Collective Memory and Narrative Cohesion: A Computational Study of Palestinian Refugee Oral Histories in Lebanon
Ghadeer Awwad, Lavinia Dunagan, David Gamba, Tamara N. Rayan
TL;DR
The paper addresses how Palestinian refugees in Lebanon sustain a cohesive Nakba memory within a dispersed, marginalized community. It adopts a computational narrative-analysis pipeline applied to the Palestinian Oral History Archive (POHA), leveraging BoW metadata and semantic embeddings to quantify narrative similarity across interview pairs, under Halbwachs' group-memory framework. By testing boundary-making identity markers—origin, residence, and gender—the study shows that shared origin and shared residence robustly predict higher narrative cohesion, with amplified effects when both markers align; gender effects are present but more nuanced, with women displaying notable thematic cohesion on certain topics. The findings offer empirical support for diaspora memory mechanisms, demonstrating how oral histories can safeguard identity and counter erasure, and provide a scalable approach for analyzing collective memory in underrepresented archives.
Abstract
This study uses the Palestinian Oral History Archive (POHA) to investigate how Palestinian refugee groups in Lebanon sustain a cohesive collective memory of the Nakba through shared narratives.
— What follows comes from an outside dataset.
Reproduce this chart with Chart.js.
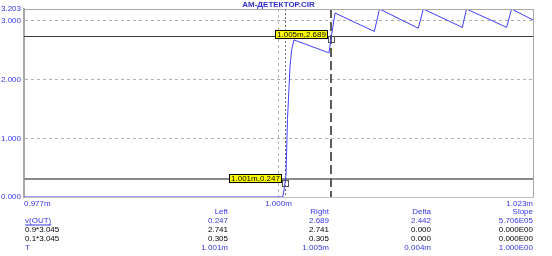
<!DOCTYPE html>
<html>
<head>
<meta charset="utf-8">
<script src="https://cdn.jsdelivr.net/npm/chart.js@4.4.0/dist/chart.umd.min.js"></script>
<style>
    html, body { margin: 0; padding: 0; background: #ffffff; }
</style>
</head>
<body>
<canvas id="canvaDetector" width="552" height="256"></canvas>
<script>
// datos (tiempo en ms, tension en V)
const tiempo = [0.977, 1.00038, 1.00050, 1.00059, 1.00068, 1.00081, 1.00090, 1.00104, 1.00119, 1.00140,
    1.00456, 1.00474, 1.00511, 1.00866, 1.00913, 1.01263, 1.01309, 1.01661, 1.01699, 1.02062, 1.02106, 1.023];
const vOut = [0, 0, 0.12, 0.247, 0.38, 1.32, 1.66, 2.22, 2.51, 2.676,
    2.455, 2.689, 3.135, 2.82, 3.203, 2.875, 3.203, 2.89, 3.203, 2.89, 3.203, 3.016];

const ticksX = [0.977, 1.000, 1.023];
const ticksY = [0, 1, 2, 3, 3.203];

// niveles 0.9*3.045 y 0.1*3.045
const niveles = [2.741, 0.305];

// cursores izquierdo y derecho
const cursoresT = [1.00059, 1.00474];
const cursoresV = [0.247, 2.689];
const cursoresTexto = ["1.001m,0.247", "1.005m,2.689"];

// tabla inferior
const columnasTabla = ["Left", "Right", "Delta", "Slope"];
const filasTabla = ["v(OUT)", "0.9*3.045", "0.1*3.045", "T"];
const valoresLeft = ["0.247", "2.741", "0.305", "1.001m"];
const valoresRight = ["2.689", "2.741", "0.305", "1.005m"];
const valoresDelta = ["2.442", "0.000", "0.000", "0.004m"];
const valoresSlope = ["5.706E05", "0.000E00", "0.000E00", "1.000E00"];

const titulo = "АМ-ДЕТЕКТОР.CIR";
const fuente = "Liberation Sans";
const azul = "#3535e8";

const pluginCursores = {
    id: "cursores",
    beforeDatasetsDraw(chart) {
        const ctx = chart.ctx;
        const area = chart.chartArea;
        const escX = chart.scales.x;
        const escY = chart.scales.y;
        ctx.save();
        //lineas horizontales de los niveles
        const estilos = [["#3c3c3c", 1], ["#8a8a8a", 2]];
        niveles.forEach((nivel, i) => {
            const py = Math.round(escY.getPixelForValue(nivel)) + (estilos[i][1] == 1 ? 0.5 : 0);
            ctx.strokeStyle = estilos[i][0];
            ctx.lineWidth = estilos[i][1];
            ctx.beginPath();
            ctx.moveTo(area.left, py);
            ctx.lineTo(area.right, py);
            ctx.stroke();
        });
        //cursor izquierdo, punteado fino
        let px = Math.round(escX.getPixelForValue(cursoresT[0])) + 0.5;
        ctx.strokeStyle = "#6a6a6a";
        ctx.lineWidth = 1;
        ctx.setLineDash([2, 2]);
        ctx.beginPath();
        ctx.moveTo(px, area.top);
        ctx.lineTo(px, area.bottom);
        ctx.stroke();
        //cursor derecho, trazos largos
        px = Math.round(escX.getPixelForValue(cursoresT[1]));
        ctx.strokeStyle = "#5c5c5c";
        ctx.lineWidth = 2;
        ctx.setLineDash([9, 4]);
        ctx.beginPath();
        ctx.moveTo(px, area.top);
        ctx.lineTo(px, area.bottom);
        ctx.stroke();
        ctx.restore();
    },
    afterDraw(chart) {
        const ctx = chart.ctx;
        const area = chart.chartArea;
        const escX = chart.scales.x;
        const escY = chart.scales.y;
        ctx.save();
        //marco superior y derecho
        ctx.strokeStyle = "#a8a8a8";
        ctx.lineWidth = 1;
        ctx.beginPath();
        ctx.moveTo(area.left, area.top + 0.5);
        ctx.lineTo(area.right + 0.5, area.top + 0.5);
        ctx.lineTo(area.right + 0.5, area.bottom);
        ctx.stroke();

        //titulo
        ctx.fillStyle = "#3030c8";
        ctx.font = "bold 8px '" + fuente + "'";
        ctx.textAlign = "center";
        ctx.textBaseline = "middle";
        ctx.fillText(titulo, (area.left + area.right) / 2, 4.5);

        //marcas y etiquetas amarillas de los cursores
        ctx.font = "8px '" + fuente + "'";
        cursoresT.forEach((t, i) => {
            const px = escX.getPixelForValue(t);
            const py = escY.getPixelForValue(cursoresV[i]);
            ctx.strokeStyle = "#505050";
            ctx.lineWidth = 1;
            ctx.strokeRect(Math.round(px) - 2.5, Math.round(py) - 2.5, 6, 6);
            const ancho = Math.ceil(ctx.measureText(cursoresTexto[i]).width) + 4;
            const derecha = Math.round(px) - 3;
            const abajo = Math.round(py);
            ctx.fillStyle = "#ffff00";
            ctx.fillRect(derecha - ancho, abajo - 9, ancho, 9);
            ctx.strokeStyle = "#000000";
            ctx.strokeRect(derecha - ancho + 0.5, abajo - 8.5, ancho - 1, 8);
            ctx.fillStyle = "#000000";
            ctx.textAlign = "center";
            ctx.fillText(cursoresTexto[i], derecha - ancho / 2, abajo - 4.5);
        });

        //tabla de mediciones
        const columnasX = [228, 329, 431, 533];
        const filasY = [220.5, 229.3, 238.3, 247.3];
        const colores = [azul, "#000000", "#000000", azul];
        ctx.textBaseline = "middle";
        ctx.textAlign = "right";
        ctx.fillStyle = azul;
        columnasTabla.forEach((c, j) => ctx.fillText(c, columnasX[j], 211.5));
        filasTabla.forEach((fila, i) => {
            ctx.fillStyle = colores[i];
            ctx.textAlign = "left";
            ctx.fillText(fila, 25, filasY[i]);
            if (i == 0) {
                const w = ctx.measureText(fila).width;
                ctx.fillRect(25, filasY[i] + 4, w, 1);
            }
            ctx.textAlign = "right";
            [valoresLeft, valoresRight, valoresDelta, valoresSlope].forEach((col, j) => {
                ctx.fillText(col[i], columnasX[j], filasY[i]);
            });
        });
        ctx.restore();
    }
};

document.addEventListener("DOMContentLoaded", function() {
    const graficoDetector = new Chart(document.getElementById("canvaDetector"), {
        type: "line",
        data: {
            datasets: [{
                label: "v(OUT)",
                data: tiempo.map((t, i) => ({ x: t, y: vOut[i] })),
                borderColor: "#4040ff",
                borderWidth: 1,
                pointRadius: 0,
                tension: 0,
                fill: false
            }]
        },
        options: {
            responsive: false,
            animation: false,
            layout: {
                padding: { left: 0, top: 9, right: 19, bottom: 46 }
            },
            plugins: {
                legend: { display: false },
                tooltip: { enabled: false }
            },
            scales: {
                x: {
                    type: "linear",
                    min: ticksX[0],
                    max: ticksX[ticksX.length - 1],
                    afterBuildTicks: escala => { escala.ticks = ticksX.map(v => ({ value: v })); },
                    afterFit: escala => { escala.height = 13; },
                    grid: {
                        drawTicks: false,
                        color: ctx => (ctx.tick && ctx.tick.value == 1.000) ? "#b8b8b8" : "rgba(0,0,0,0)"
                    },
                    border: { color: "#c0c0c0", width: 1, dash: [3, 3] },
                    ticks: {
                        align: "inner",
                        padding: 2,
                        autoSkip: false,
                        maxRotation: 0,
                        color: azul,
                        font: { family: fuente, size: 8 },
                        callback: v => v.toFixed(3) + "m"
                    }
                },
                y: {
                    min: ticksY[0],
                    max: ticksY[ticksY.length - 1],
                    afterBuildTicks: escala => { escala.ticks = ticksY.map(v => ({ value: v })); },
                    afterFit: escala => { escala.width = 24; },
                    grid: {
                        drawTicks: false,
                        color: ctx => (ctx.tick && ctx.tick.value > 0 && ctx.tick.value < 3.2) ? "#b0b0b0" : "rgba(0,0,0,0)"
                    },
                    border: { color: "#a8a8a8", width: 2, dash: [3, 3] },
                    ticks: {
                        padding: 3,
                        autoSkip: false,
                        color: azul,
                        font: { family: fuente, size: 8 },
                        callback: v => v.toFixed(3)
                    }
                }
            }
        },
        plugins: [pluginCursores]
    });
});
</script>
</body>
</html>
Grounded in Halbwachs' theory of group memory, we employ statistical analysis of pairwise similarity of narratives, focusing on the influence of shared gender and location. We use textual representation and semantic embeddings of narratives to represent the interviews themselves. Our analysis demonstrates that shared origin is a powerful determinant of narrative similarity across thematic keywords, landmarks, and significant figures, as well as in semantic embeddings of the narratives. Meanwhile, shared residence fosters cohesion, with its impact significantly amplified when paired with shared origin. Additionally, women's narratives exhibit heightened thematic cohesion, particularly in recounting experiences of the British occupation, underscoring the gendered dimensions of memory formation. This research deepens the understanding of collective memory in diasporic settings, emphasizing the critical role of oral histories in safeguarding Palestinian identity and resisting erasure.